The McGurk Effect. Watch the BBC clip at time tag 0:25. You see a man saying ba ba ba ba They change the picture to show the same man but now he ‘seems’ to be saying something else instead of ba ba ba ba. Yet the audio sound was not changed when the picture changed.
Interesting! To me, it sounds a bit like "fah fah fah" when the "wrong" video is used. How about you?
I get ba ba ba on first picture then fah fah with changed picture. And only ba ba ba with eyes closed all the way through. I did wonder how this was first noticed because I sort of guessed it must have been with some use of modern technical equipment. How would they have noticed in the ‘olden days’? It was in 1976: https://www.simplypsychology.org/mcgurk-effect.html
I read the text and decided to listen to the clip first to "train" brain to beat it. I listened twice then watched it with no sound so I could see the split screen. Then I watched it with sound and my brain was still fooled despite the training session. A nice video and I have never heard of the effect although it does not surprise me too much. The brain fills in gaps for us and gets it wrong sometimes. A lawn mower sounds like a bee in the room (I have a phobia) A tree in an unfamiliar park looks like a man dressed in black. Words too, we do not read every letter in a word we estimate it from the overall shape. Have you tried that test to try and read a sentence, with all the vowels taken out? Easier than you think!

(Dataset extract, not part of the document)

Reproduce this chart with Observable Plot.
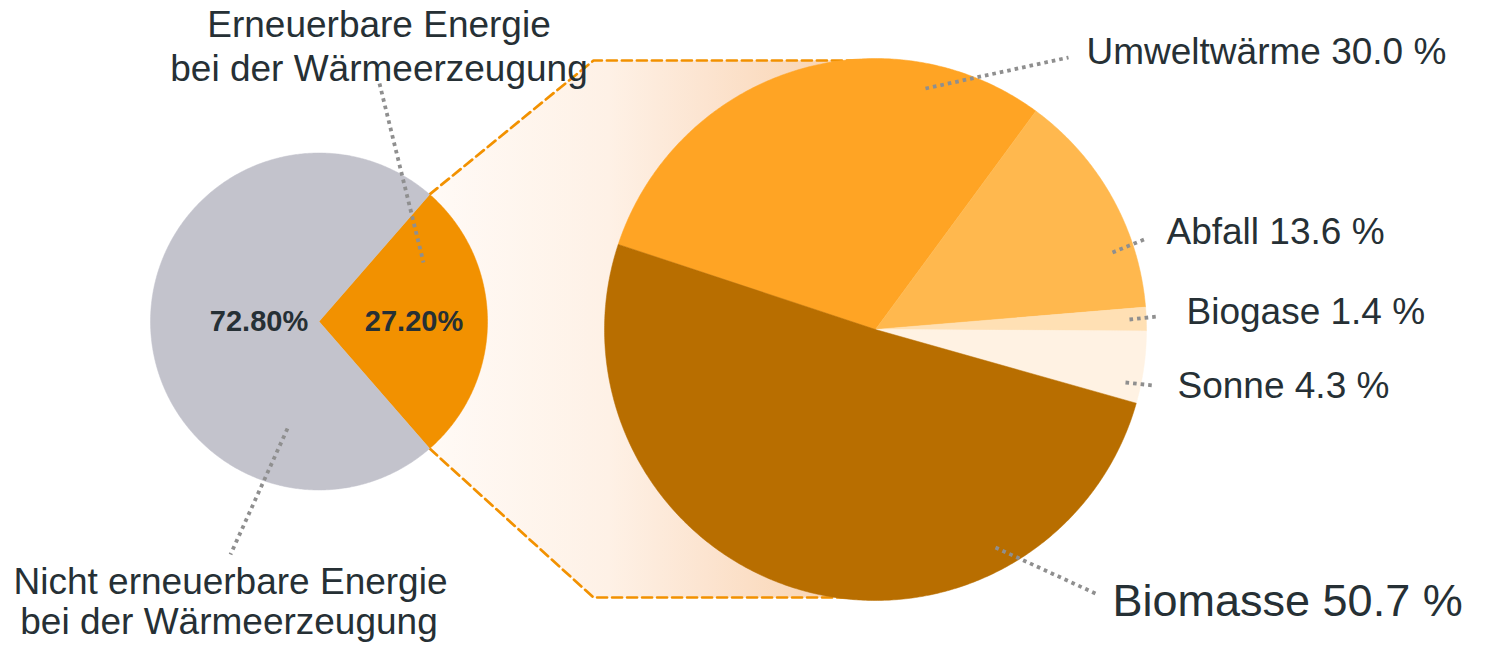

There is not much between b, v and f sounds. I recall that in S American Spanish the b sounds often sounds like v. V is itself just a sounded version of f. But interesting that we all instinctively use lip reading to some extent, to complement what we think we have heard . We use other cues too, notably context, to resolve ambiguity in what our ears present to us.
We are talking about English in this case, also intonation, facial expressions help us. Flicking from one side of the screen to the other did completely fool my brain watching the video however.
The br got me. my bold. Supposedly, that might be possible. However, since all words br some counting vowels, It would make it more difficult.?
Sure, but what I mean is there is unacknowledged ambiguity in some of theses sounds, depending on exactly how they are enunciated. The Japanese, to give another example, have a single sound for what we would write as l and r. When they speak English it sounds just sufficiently wrong to our ears that we tend to think they are confusing the letters. And then the Russians, and Cockneys, and Brazilians, tend to pronounce their ls a bit like ws.
My understanding is a lot of modern Arabic is written like this, with vowels being filled by the reader according to context.
Got it! "Supposedly that might be possible. However, since all words bar some contain vowels, it would make it more difficult."